Gold plating is the practice of adding extra features, functionality, or work to a deliverable beyond what was specified in the project scope, typically done by the project team without customer request or approval.

Explanation

Gold plating occurs when a project team member or the project manager adds extras to a deliverable that were not requested by the stakeholder or included in the approved scope. While the intention is usually to impress the customer or add perceived value, gold plating is considered a negative practice in project management because it consumes time and resources without authorization and introduces risk.

The key difference between scope creep and gold plating is their source. Scope creep originates from stakeholders or external pressure pushing additional requirements into the project. Gold plating originates from the project team itself, voluntarily adding features or enhancements that no one asked for. Both result in work beyond the approved scope baseline.

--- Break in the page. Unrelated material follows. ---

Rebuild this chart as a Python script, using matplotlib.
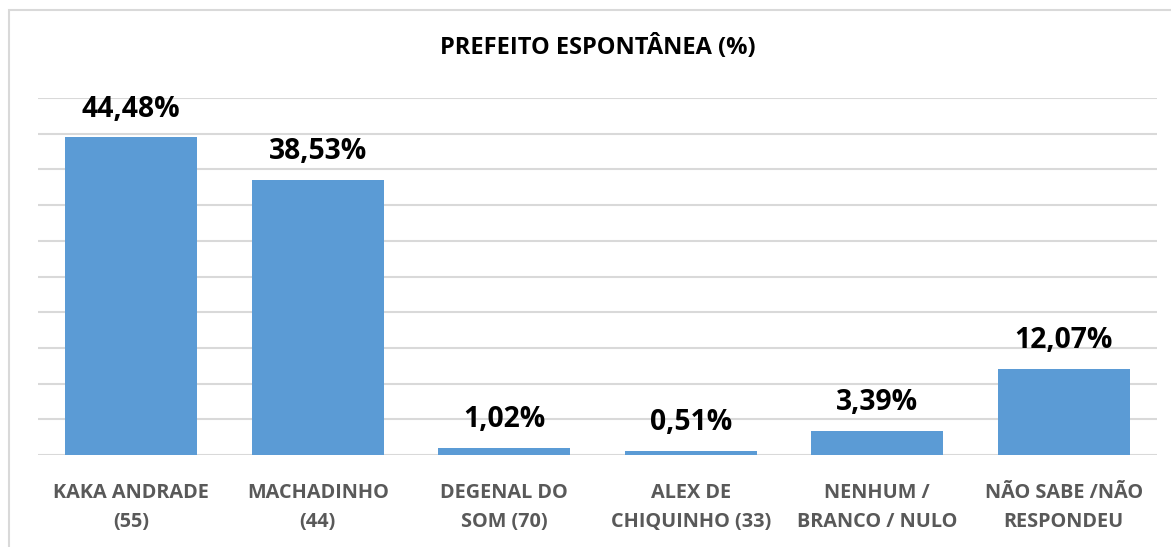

Gold plating can lead to schedule delays, budget overruns, increased defect risk, and scope management issues. Even if the customer appreciates the extra features, the project has still consumed resources on unplanned work. PMI considers gold plating inappropriate because it circumvents the change control process and adds risk without stakeholder agreement.

Key Points

  • Adding extras beyond the approved scope without customer request
  • Initiated by the project team, not stakeholders
  • Consumes unauthorized time and resources and introduces risk
  • Considered inappropriate by PMI standards

Exam Tip

Gold plating comes from the team; scope creep comes from stakeholders. Both are bad. On the exam, if the team is adding unrequested features, the answer is gold plating.